Alors que le bordélisme assourdissant de la campagne présidentielle a poussé le motto #Chirac2017 à émerger ça et là sur la toile, il est bon de se replonger dans le paradoxe politique qu'a incarné notre Jacques national pendant 40 ans.
Le documentaire de Karl Zéro et Michel Royer dresse à ce titre le portrait peut-être le plus fidèle au "mythe". Le parti pris humoristique n'entrave en rien la rigueur journalistique (et pourtant le doute est légitime quand on voit Didier Gustin et Eric Zemmour au générique). Bien au contraire. Zéro et Royer ont bien compris que le parcours de Chirac est intrinsèquement comique : le personnage, son attitude, sa conception du monde, son clientélisme permanent, son absence de convictions politiques, sa femme, sa chance, ses magouilles. Ne restait donc plus qu'à peaufiner l'introspection, à bâtir une psychanalyse du bonhomme pour décrypter les méthodes qui lui ont permis de prendre le pouvoir sans jamais rien en faire. Saupoudrez le tout d'une voix off finalement bien écrite et de quelques chansons de propagande politique qui donnent envie de se vacciner contre la nostalgie, et vous obtenez un film franchement tordant.
Tordant, oui, mais pas partial. Loin de la caricature guignolesque, le doc parvient à souligner tout ce qui a rendu le personnage profondément attachant auprès des Français et en particulier des éternels amoureux de la vieille France gaulliste. Il ment, il n'en fout pas une, il court les jupons, il détourne l'argent public, et pourtant on n'arrive presque pas à en vouloir à ce mec profondément humain, indécis, un peu beauf, charmeur, bienveillant, insouciant mais déterminé. L'image du grand-père national, du bon Gaulois sympathique, face au vide des idées, à l'absence de vision d'avenir.
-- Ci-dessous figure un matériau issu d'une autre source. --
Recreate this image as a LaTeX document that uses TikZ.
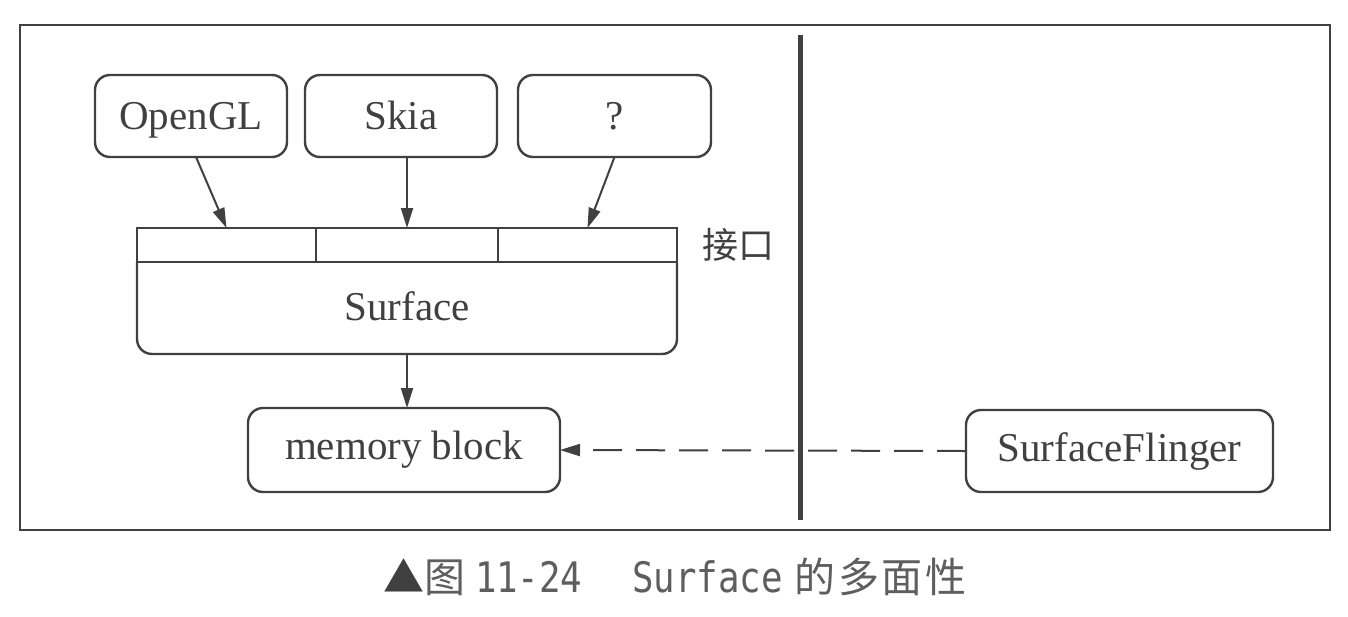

Zéro et Royer ont fait un joli boulot avec l'impressionnant corpus d'archives à leur disposition, dont certaines très connues et parties pour le rester. Mises bout à bout, elles révèlent petit à petit un vrai héros de cinéma, quelque part entre Jacques Tati, Pierre Richard et Jean-Paul Belmondo. C'est la très grande force de ce film qui, tout en appuyant sur le cynisme profond de la politique française, nous rappelle pourquoi on s'est tous à un moment senti proche de cet incapable notoire.